What is needed: Print the lines starting at the line containing "Output the LaTeX" and ending at the line containing "(unitTitle) at (1124,27)", exactly and in full, without the pictures.

Entries provided:
┄┄┄┄┄┄┄┄┄┄

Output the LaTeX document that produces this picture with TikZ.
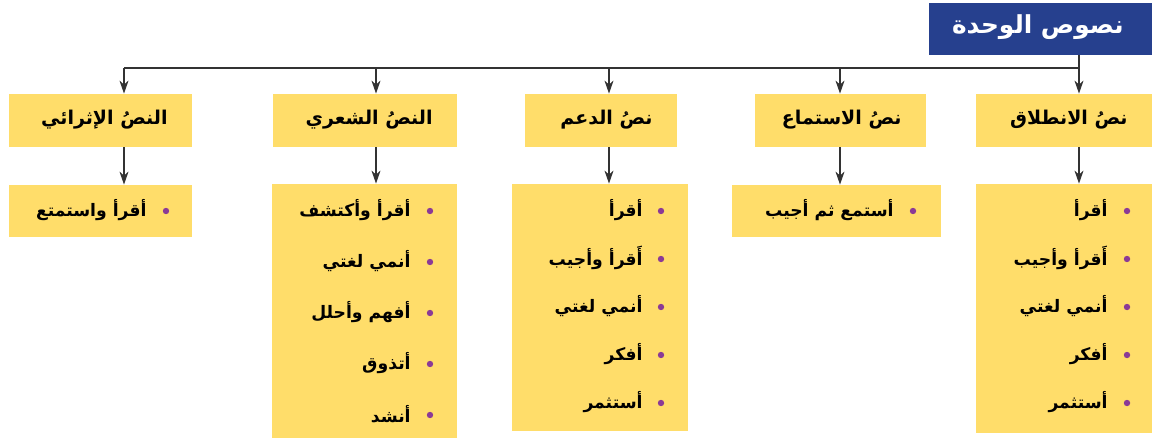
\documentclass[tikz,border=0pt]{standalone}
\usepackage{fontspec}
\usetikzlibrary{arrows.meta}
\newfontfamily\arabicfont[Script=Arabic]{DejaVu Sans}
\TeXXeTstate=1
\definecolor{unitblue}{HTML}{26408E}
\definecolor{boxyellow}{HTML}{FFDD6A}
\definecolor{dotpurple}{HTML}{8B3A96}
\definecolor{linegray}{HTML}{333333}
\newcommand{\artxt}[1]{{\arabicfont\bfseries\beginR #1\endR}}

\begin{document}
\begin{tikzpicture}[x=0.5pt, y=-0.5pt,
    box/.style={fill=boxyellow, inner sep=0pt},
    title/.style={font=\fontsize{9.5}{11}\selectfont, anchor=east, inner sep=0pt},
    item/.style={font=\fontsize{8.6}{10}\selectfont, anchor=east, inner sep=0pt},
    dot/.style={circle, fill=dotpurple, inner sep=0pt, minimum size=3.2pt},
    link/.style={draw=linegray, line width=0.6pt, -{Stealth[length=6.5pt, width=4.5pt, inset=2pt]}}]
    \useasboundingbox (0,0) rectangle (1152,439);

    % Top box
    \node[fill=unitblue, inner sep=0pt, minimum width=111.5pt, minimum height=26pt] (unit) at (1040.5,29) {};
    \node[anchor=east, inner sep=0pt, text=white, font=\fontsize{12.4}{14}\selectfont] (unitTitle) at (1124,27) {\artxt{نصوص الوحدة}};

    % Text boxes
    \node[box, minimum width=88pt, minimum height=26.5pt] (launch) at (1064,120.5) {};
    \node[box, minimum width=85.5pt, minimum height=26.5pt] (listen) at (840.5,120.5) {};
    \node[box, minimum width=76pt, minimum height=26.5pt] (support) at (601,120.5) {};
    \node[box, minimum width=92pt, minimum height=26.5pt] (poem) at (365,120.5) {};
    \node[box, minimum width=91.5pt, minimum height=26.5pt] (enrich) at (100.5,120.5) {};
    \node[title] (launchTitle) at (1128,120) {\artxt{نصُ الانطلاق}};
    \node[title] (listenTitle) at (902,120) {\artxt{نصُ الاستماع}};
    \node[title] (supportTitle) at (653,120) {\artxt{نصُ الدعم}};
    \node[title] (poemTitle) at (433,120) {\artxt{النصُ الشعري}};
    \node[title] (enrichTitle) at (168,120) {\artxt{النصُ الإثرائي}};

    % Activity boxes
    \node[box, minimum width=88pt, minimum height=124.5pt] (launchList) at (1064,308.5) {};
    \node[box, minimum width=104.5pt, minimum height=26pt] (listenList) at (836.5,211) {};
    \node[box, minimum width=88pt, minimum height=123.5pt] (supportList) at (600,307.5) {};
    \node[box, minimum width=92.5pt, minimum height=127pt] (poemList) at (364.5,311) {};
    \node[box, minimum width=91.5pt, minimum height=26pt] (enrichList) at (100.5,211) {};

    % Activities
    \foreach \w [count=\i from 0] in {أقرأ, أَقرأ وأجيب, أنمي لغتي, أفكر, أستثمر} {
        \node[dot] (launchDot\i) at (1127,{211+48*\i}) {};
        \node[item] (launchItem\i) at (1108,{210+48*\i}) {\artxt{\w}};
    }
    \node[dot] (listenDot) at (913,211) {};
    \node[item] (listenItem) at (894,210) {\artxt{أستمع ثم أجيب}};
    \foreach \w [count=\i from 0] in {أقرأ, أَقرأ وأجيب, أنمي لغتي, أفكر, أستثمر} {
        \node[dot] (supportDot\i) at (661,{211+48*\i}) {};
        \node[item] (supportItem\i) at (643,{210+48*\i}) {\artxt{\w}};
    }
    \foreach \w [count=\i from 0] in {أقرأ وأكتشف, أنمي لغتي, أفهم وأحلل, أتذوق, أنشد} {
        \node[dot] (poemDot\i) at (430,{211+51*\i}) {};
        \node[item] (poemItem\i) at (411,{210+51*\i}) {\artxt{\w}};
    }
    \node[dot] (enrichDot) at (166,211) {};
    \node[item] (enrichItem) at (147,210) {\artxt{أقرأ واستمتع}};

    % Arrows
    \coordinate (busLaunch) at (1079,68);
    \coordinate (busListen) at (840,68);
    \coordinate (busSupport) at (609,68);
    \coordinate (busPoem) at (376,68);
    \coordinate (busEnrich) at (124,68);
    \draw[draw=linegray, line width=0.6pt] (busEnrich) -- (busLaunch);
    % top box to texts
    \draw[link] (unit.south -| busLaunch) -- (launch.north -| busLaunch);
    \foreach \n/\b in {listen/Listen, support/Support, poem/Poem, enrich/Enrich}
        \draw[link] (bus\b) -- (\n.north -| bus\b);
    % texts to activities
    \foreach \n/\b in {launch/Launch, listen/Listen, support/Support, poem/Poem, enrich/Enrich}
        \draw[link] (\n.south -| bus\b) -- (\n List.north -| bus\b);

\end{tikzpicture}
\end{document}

┄┄┄┄┄┄┄┄┄┄

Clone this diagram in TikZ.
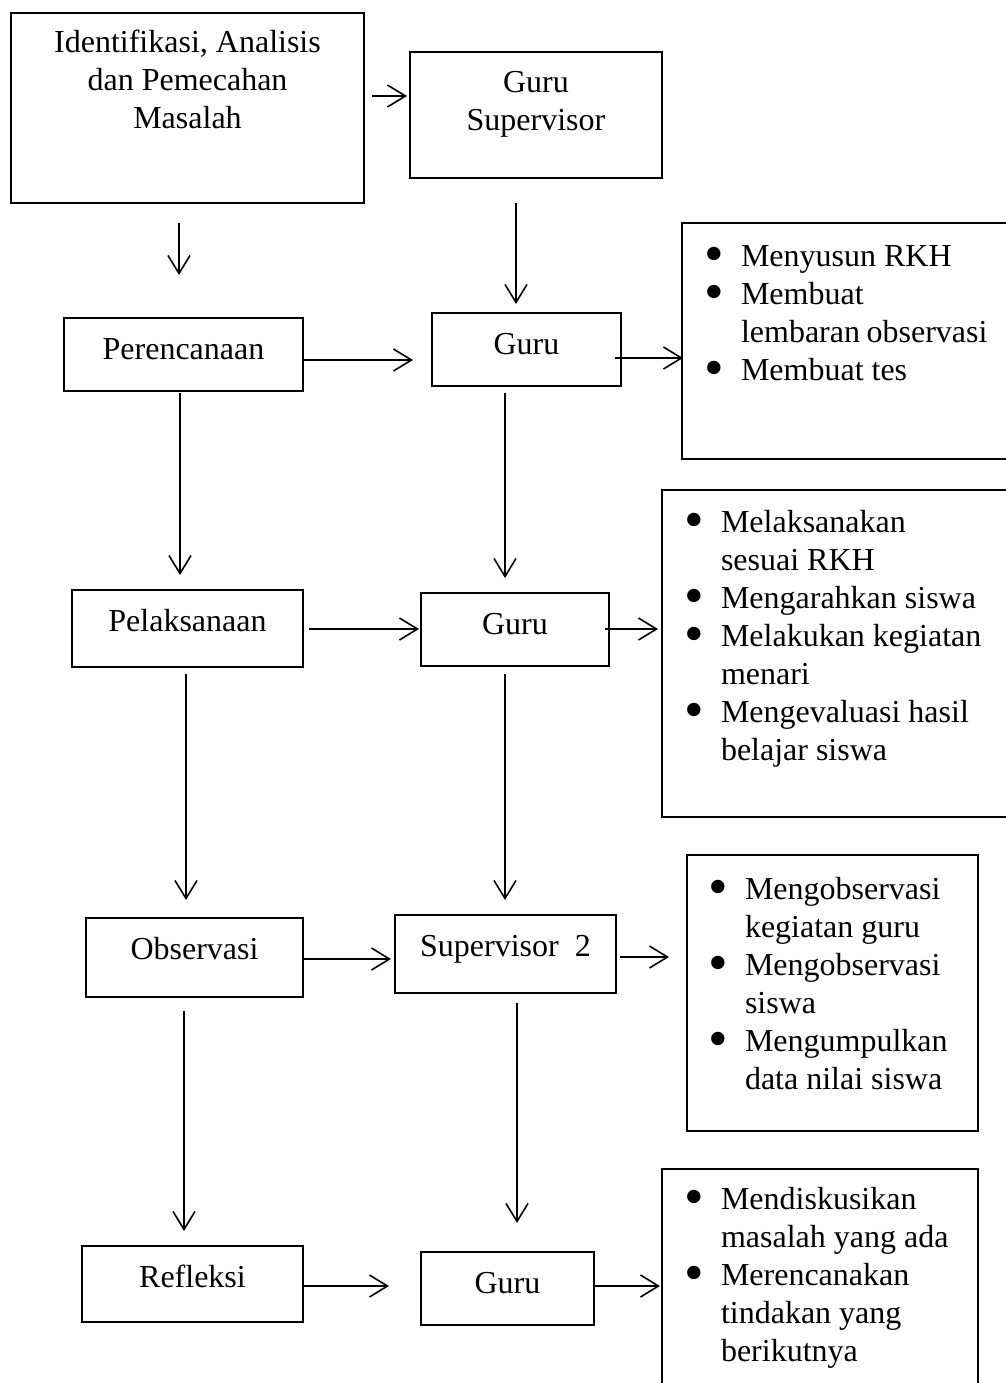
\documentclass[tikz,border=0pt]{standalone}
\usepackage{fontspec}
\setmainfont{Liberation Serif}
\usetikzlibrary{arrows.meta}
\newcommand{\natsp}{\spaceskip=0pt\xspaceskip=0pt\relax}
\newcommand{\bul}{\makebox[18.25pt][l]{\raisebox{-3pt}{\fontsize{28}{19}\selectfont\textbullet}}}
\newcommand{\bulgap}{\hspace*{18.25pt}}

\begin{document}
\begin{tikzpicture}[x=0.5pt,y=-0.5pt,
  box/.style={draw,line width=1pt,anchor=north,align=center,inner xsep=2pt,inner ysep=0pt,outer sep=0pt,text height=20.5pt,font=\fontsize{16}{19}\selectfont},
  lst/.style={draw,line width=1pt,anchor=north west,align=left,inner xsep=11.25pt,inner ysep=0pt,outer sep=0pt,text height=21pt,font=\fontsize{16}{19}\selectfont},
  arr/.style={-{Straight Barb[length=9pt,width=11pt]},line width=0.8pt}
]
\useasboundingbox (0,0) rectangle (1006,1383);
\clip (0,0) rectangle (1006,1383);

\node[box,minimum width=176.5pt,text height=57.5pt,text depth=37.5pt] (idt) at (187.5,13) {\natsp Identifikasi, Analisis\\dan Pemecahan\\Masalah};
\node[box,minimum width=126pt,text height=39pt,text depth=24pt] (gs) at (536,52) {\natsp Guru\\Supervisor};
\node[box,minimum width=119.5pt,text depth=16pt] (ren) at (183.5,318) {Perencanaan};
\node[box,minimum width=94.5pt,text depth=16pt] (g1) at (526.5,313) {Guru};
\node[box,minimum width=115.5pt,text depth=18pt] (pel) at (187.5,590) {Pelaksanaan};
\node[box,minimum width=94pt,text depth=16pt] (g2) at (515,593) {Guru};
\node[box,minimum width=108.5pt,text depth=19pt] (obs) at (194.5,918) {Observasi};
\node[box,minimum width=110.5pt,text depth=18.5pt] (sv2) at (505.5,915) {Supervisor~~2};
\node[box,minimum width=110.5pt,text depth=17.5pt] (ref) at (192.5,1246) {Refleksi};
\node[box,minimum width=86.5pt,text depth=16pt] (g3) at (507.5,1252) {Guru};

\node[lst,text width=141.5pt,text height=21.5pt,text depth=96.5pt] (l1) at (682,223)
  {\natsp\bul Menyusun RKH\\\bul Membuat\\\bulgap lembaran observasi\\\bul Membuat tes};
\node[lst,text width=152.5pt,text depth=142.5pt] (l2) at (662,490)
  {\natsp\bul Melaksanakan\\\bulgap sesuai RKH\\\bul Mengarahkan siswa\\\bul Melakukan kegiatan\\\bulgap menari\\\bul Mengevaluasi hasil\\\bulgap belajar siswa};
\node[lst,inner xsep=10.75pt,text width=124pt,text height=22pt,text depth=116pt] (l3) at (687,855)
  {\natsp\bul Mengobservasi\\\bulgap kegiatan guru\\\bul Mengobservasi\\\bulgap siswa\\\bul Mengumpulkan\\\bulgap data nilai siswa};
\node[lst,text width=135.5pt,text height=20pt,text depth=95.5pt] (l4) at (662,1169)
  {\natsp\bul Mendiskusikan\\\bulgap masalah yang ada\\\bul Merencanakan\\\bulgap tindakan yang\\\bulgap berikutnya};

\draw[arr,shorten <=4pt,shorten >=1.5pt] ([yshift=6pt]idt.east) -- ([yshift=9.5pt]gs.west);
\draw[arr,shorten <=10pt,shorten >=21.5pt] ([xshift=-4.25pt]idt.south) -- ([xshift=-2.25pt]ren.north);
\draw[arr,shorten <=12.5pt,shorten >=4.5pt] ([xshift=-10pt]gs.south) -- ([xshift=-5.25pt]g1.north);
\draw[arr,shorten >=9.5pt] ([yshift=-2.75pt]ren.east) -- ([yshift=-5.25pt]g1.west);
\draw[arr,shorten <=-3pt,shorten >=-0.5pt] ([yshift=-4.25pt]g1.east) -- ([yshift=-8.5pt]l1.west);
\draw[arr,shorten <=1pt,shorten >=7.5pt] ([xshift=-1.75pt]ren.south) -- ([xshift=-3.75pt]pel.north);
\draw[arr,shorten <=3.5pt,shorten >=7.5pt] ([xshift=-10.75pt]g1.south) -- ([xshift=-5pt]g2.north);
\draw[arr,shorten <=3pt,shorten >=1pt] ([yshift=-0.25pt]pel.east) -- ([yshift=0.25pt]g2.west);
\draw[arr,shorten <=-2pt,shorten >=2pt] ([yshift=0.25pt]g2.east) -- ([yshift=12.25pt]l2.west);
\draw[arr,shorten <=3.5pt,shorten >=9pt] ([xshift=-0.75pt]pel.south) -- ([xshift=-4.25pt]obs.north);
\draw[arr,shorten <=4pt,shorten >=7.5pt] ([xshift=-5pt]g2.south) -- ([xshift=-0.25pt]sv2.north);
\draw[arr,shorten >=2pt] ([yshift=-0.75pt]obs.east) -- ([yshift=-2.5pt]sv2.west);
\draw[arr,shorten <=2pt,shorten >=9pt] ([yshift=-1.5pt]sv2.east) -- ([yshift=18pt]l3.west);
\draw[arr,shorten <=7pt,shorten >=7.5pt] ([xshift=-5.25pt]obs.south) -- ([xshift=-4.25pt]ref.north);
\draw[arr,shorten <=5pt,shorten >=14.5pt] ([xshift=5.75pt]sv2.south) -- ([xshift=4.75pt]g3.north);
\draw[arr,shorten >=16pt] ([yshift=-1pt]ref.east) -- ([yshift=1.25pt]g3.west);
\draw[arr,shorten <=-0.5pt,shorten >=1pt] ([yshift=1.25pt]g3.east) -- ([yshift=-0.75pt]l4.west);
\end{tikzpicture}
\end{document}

┄┄┄┄┄┄┄┄┄┄

Final result:
Output the LaTeX document that produces this picture with TikZ.
\documentclass[tikz,border=0pt]{standalone}
\usepackage{fontspec}
\usetikzlibrary{arrows.meta}
\newfontfamily\arabicfont[Script=Arabic]{DejaVu Sans}
\TeXXeTstate=1
\definecolor{unitblue}{HTML}{26408E}
\definecolor{boxyellow}{HTML}{FFDD6A}
\definecolor{dotpurple}{HTML}{8B3A96}
\definecolor{linegray}{HTML}{333333}
\newcommand{\artxt}[1]{{\arabicfont\bfseries\beginR #1\endR}}

\begin{document}
\begin{tikzpicture}[x=0.5pt, y=-0.5pt,
    box/.style={fill=boxyellow, inner sep=0pt},
    title/.style={font=\fontsize{9.5}{11}\selectfont, anchor=east, inner sep=0pt},
    item/.style={font=\fontsize{8.6}{10}\selectfont, anchor=east, inner sep=0pt},
    dot/.style={circle, fill=dotpurple, inner sep=0pt, minimum size=3.2pt},
    link/.style={draw=linegray, line width=0.6pt, -{Stealth[length=6.5pt, width=4.5pt, inset=2pt]}}]
    \useasboundingbox (0,0) rectangle (1152,439);

    % Top box
    \node[fill=unitblue, inner sep=0pt, minimum width=111.5pt, minimum height=26pt] (unit) at (1040.5,29) {};
    \node[anchor=east, inner sep=0pt, text=white, font=\fontsize{12.4}{14}\selectfont] (unitTitle) at (1124,27) {\artxt{نصوص الوحدة}};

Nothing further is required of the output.